Information
- School type: Catholic high school
- Established: 1964
- Closed: 1 June 1988
- Oversight: Roman Catholic Diocese of Peoria

= Bergan High School (Peoria, Illinois) =

Defunct Catholic high school in Peoria, Illinois, USA

Bergan High School was a Catholic high school in Peoria, Illinois. It was founded in 1964 by the Roman Catholic Diocese of Peoria in what was then the northern part of the city. The school was named after Archbishop of Omaha Gerald Thomas Bergan, a Peoria native. Peoria already had Catholic high schools at the time in Spalding Institute and the Academy of Our Lady High School, located near downtown Peoria.

The school was originally run by the Christian Brothers, but they left the school in 1979. Monsignor Steven Rohlfs, later rector of Mount St. Mary's Seminary, served as chaplain of the high school after their departure.

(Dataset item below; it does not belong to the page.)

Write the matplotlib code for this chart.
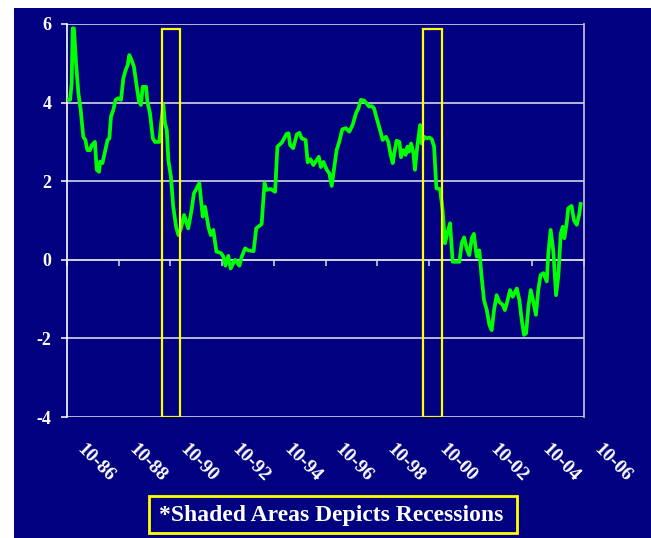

In 1988, Bergan merged in Academy of Our Lady/Spalding Institute and became Peoria Notre Dame High School.

== Notable alumni ==

- Dave Alwan - ABC TV Shark Tank winner
- Tom Gilles - Major League Baseball pitcher
- Michael C. Maibach - the first American elected to public office under 21 years of age in U.S. history (April 12, 1972), former Vice President of the Intel Corporation (1983-2001) and former President & CEO of the European American Business Council (2003-2012).